__Task__.
Go through the records from the first line and retype each one exactly, stopping once the line with "if (chartRef.current) chartRef.current.destroy();" is done. Pictures are left out.

__Records for this task__.

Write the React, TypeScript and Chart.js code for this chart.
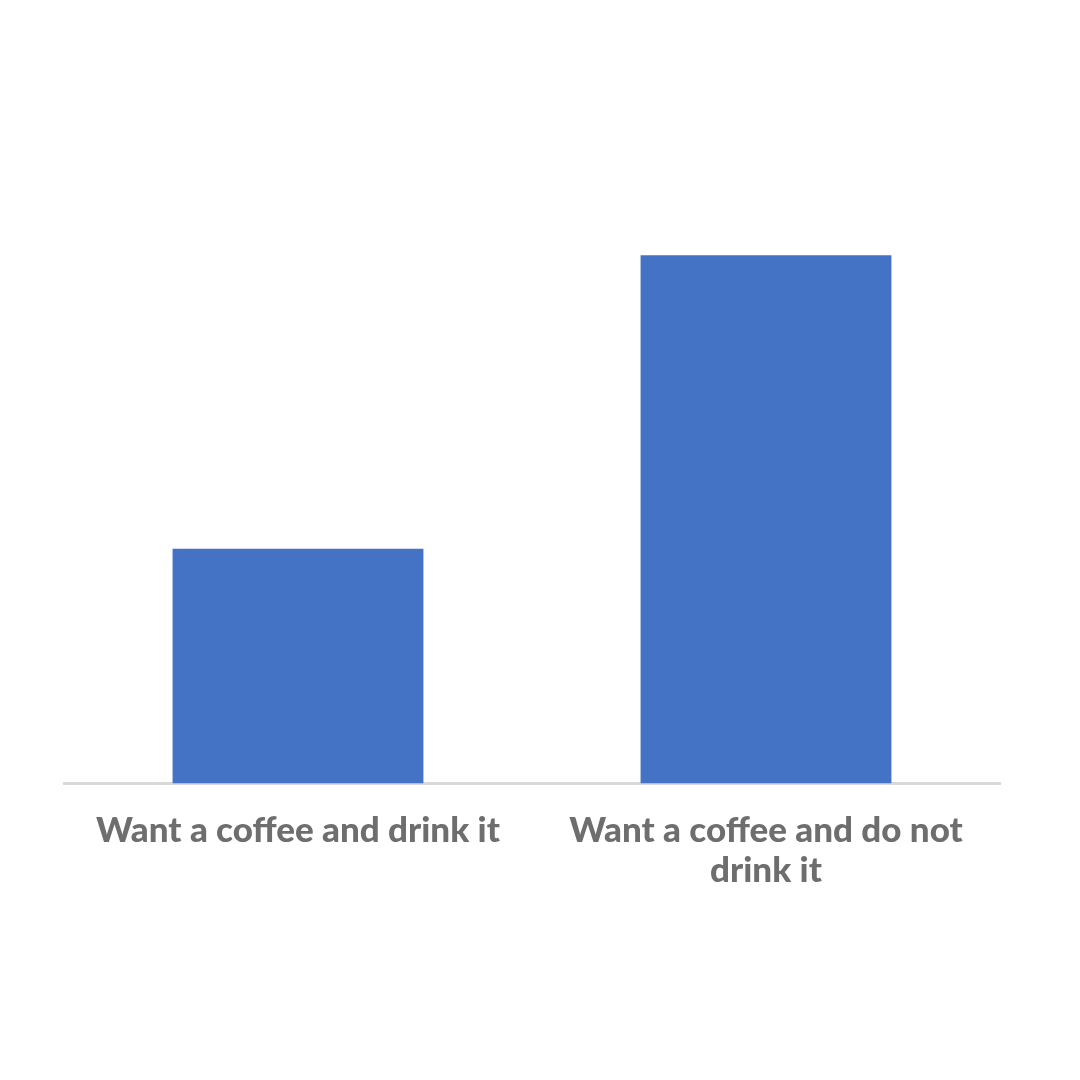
import { Chart, registerables } from "chart.js";
import { useEffect, useRef } from "react";

Chart.register(...registerables);

const categories: string[][] = [
  ["Want a coffee and drink it"],
  ["Want a coffee and do not", "drink it"],
];
const counts = [4, 9];

const App = () => {
  const canvasRef = useRef<HTMLCanvasElement | null>(null);
  const chartRef = useRef<any>(null);

  useEffect(() => {
    if (!canvasRef.current) return;
    if (chartRef.current) chartRef.current.destroy();

    chartRef.current = new Chart(canvasRef.current, {
      type: "bar",
      data: {
        labels: categories,
        datasets: [
          {
            data: counts,
            backgroundColor: "#4472C4",
            borderWidth: 0,
            barPercentage: 0.536,
            categoryPercentage: 1,
          },
        ],
      },
      options: {
        animation: false,
        responsive: false,
        maintainAspectRatio: false,
        layout: { padding: { top: 79, left: 64, right: 80, bottom: 162 } },
        scales: {
          x: {
            grid: { display: false, drawTicks: false },
            border: { color: "#D9D9D9", width: 3 },
            ticks: {
              color: "#6E6E6E",
              padding: 28,
              maxRotation: 0,
              autoSkip: false,
              font: { family: "Lato", size: 35, weight: 900, lineHeight: 1.12 },
            },
          },
          y: {
            display: false,
            min: 0,
            max: 12,
          },
        },
        plugins: {
          legend: { display: false },
          tooltip: { enabled: false },
        },
      },
    });

    return () => chartRef.current?.destroy();
  }, []);

  return (
    <div style={{ position: "absolute", left: 0, top: 0, width: 1080, height: 1080, background: "#fff" }}>
      <canvas ref={canvasRef} width={1080} height={1080}></canvas>
    </div>
  );
};

export default App;
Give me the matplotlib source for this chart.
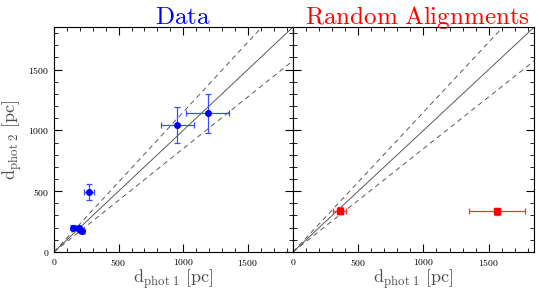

__Exercise solution__.
Write the React, TypeScript and Chart.js code for this chart.
import { Chart, registerables } from "chart.js";
import { useEffect, useRef } from "react";

Chart.register(...registerables);

const categories: string[][] = [
  ["Want a coffee and drink it"],
  ["Want a coffee and do not", "drink it"],
];
const counts = [4, 9];

const App = () => {
  const canvasRef = useRef<HTMLCanvasElement | null>(null);
  const chartRef = useRef<any>(null);

  useEffect(() => {
    if (!canvasRef.current) return;
    if (chartRef.current) chartRef.current.destroy();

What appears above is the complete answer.